The bomb was detonated at 9:02 that morning. Lanny’s move to a new office just three weeks before put him on the wrong side of the Murrah Federal Building. A friend working with Lanny told Scroggins that the building broke off right in front of her eyes. She survived. Lanny was gone.

Cheryl was left with two sons, Brad, then 13; and Scott, then nine. What she found afterwards were hundreds of new friends, the compassion of a country, and inner strength.

“It’s funny; it forces you to grow,” Scroggins said. “I’ve discovered an inner strength I didn’t know was there. I can handle anything. I’m independent. I feel real confident.
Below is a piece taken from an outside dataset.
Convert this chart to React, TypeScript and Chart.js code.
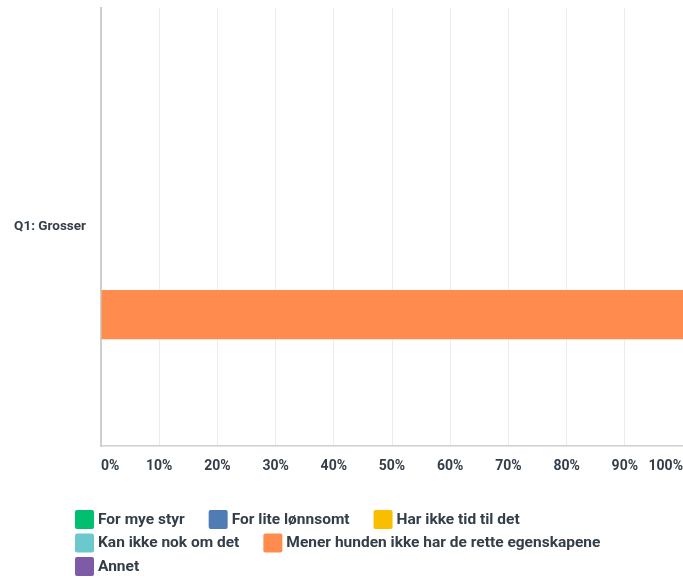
import React, { useEffect, useRef } from "react";
import { Chart, registerables } from "chart.js";

Chart.register(...registerables);

const categories = ["Q1: Grosser"];
const seriesNames = [
  "For mye styr",
  "For lite lønnsomt",
  "Har ikke tid til det",
  "Kan ikke nok om det",
  "Mener hunden ikke har de rette egenskapene",
  "Annet",
];
const seriesValues = [[0], [0], [0], [0], [100], [0]];
const seriesColors = ["#00bf6f", "#507cb6", "#f9be00", "#6bc8cd", "#ff8b4f", "#7d5ba6"];
const xTicks = [0, 10, 20, 30, 40, 50, 60, 70, 80, 90, 100];

const TEXT = "#333e48";
const FONT = "Roboto";

const legendPlugin = {
  id: "customLegend",
  afterDraw(chart: any, _args: any, opts: any) {
    const ctx = chart.ctx as CanvasRenderingContext2D;
    ctx.save();
    ctx.font = `${opts.fontWeight} ${opts.fontSize}px ${FONT}`;
    let x = opts.left;
    let y = chart.chartArea.bottom + opts.offsetTop;
    chart.data.datasets.forEach((ds: any) => {
      const tw = ctx.measureText(ds.label).width;
      const w = opts.box + opts.textGap + tw;
      if (x > opts.left && x + w > opts.maxRight) {
        x = opts.left;
        y += opts.rowHeight;
      }
      ctx.fillStyle = ds.backgroundColor;
      ctx.beginPath();
      (ctx as any).roundRect(x, y - opts.box / 2, opts.box, opts.box, 2);
      ctx.fill();
      ctx.fillStyle = TEXT;
      ctx.textBaseline = "middle";
      ctx.textAlign = "left";
      ctx.fillText(ds.label, x + opts.box + opts.textGap, y + 0.5);
      x += w + opts.itemGap;
    });
    ctx.restore();
  },
};

export default function App() {
  const ref = useRef<HTMLCanvasElement | null>(null);
  useEffect(() => {
    if (!ref.current) return;
    const chart = new Chart(ref.current, {
      type: "bar",
      data: {
        labels: categories,
        datasets: seriesNames.map((name, i) => ({
          label: name,
          data: seriesValues[i],
          backgroundColor: seriesColors[i],
          borderWidth: 0,
          categoryPercentage: 0.8,
          barPercentage: 0.84,
        })),
      },
      options: {
        indexAxis: "y",
        animation: false,
        responsive: true,
        maintainAspectRatio: false,
        layout: { padding: { top: 8, right: 0, left: 0, bottom: 103 } },
        plugins: {
          legend: { display: false },
          tooltip: { enabled: false },
          customLegend: {
            left: 75,
            offsetTop: 73.5,
            rowHeight: 23.5,
            box: 19,
            textGap: 4,
            itemGap: 24,
            fontSize: 15.5,
            fontWeight: "bold",
            maxRight: 660,
          },
        } as any,
        scales: {
          x: {
            min: 0,
            max: 100,
            afterBuildTicks: (scale: any) => {
              scale.ticks = xTicks.map((v) => ({ value: v }));
            },
            afterFit: (scale: any) => {
              scale.height = 30;
              scale.paddingLeft = 0;
              scale.paddingRight = 0;
            },
            grid: { color: "#ececec", lineWidth: 1, drawTicks: false },
            border: { display: true, color: "#d0d0d0", width: 1.5 },
            ticks: {
              align: "inner",
              padding: 12,
              color: TEXT,
              font: { family: FONT, size: 14, weight: "bold" },
              callback: (v: any) => `${v}%`,
              maxRotation: 0,
              autoSkip: false,
            },
          },
          y: {
            afterFit: (scale: any) => {
              scale.width = 101;
              scale.paddingTop = 0;
              scale.paddingBottom = 0;
            },
            grid: { display: false, drawTicks: false },
            border: { display: true, color: "#cfcfcf", width: 2 },
            ticks: {
              padding: 15,
              color: TEXT,
              font: { family: FONT, size: 13.5, weight: "bold" },
            },
          },
        },
      },
      plugins: [legendPlugin],
    });
    return () => chart.destroy();
  }, []);
  return (
    <div style={{ position: "absolute", left: 0, top: 0, width: 683, height: 579 }}>
      <canvas ref={ref} />
    </div>
  );
}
I never felt like I couldn’t make it.”

Maybe the turmoil in the immediate aftermath of the bombing distracted her from her grief. Then the gifts began to pour in. There were poems, pictures, money, a quilted wall hanging, “things that took people hours of effort to do,” Scroggins marveled. And then there were the angels. Hundreds of angels, made of paper and lace and plastic and metal. They came from individuals and from elementary school classes. They grace her Christmas tree every year. “It’s a reminder of the love Americans had for us.”

Buoyed by the outpouring of love from the country, family and friends, Scroggins immersed herself in planning for the bombing memorial. She wrote the mission statement and story line for the museum and served on the committee to select the design. “The minute I saw that design, when I saw those chairs and the way they line up in the evening, it’s so appropriate.” The 149 regular-sized chairs stand in memory of the adults who died in Murrah. The 19 smaller chairs memorialize the children who perished.

Scroggins refused to participate in the trials of the culprits. “That was negative. I didn’t want their faces etched in my mind for the rest of my life.” She makes little attempt to understand their motivations and focuses only on forgiveness and peace. “I am ready to get past it all and let it lie,” she said.

Interestingly, while many of the survivors and surviving families have moved on, Scroggins knows rescue workers who’ve struggled with their memories. “It’s still tough for those guys. They have guilt; they feel like they should have saved more people.”

She shuns the emotions that might bring her down. “Lanny was a practical person,” she said. “He would just want people to keep moving with their lives. Don’t let people like [the culprits] steal your joy.”

In her own personal way, Scroggins has fought a successful battle against terrorism.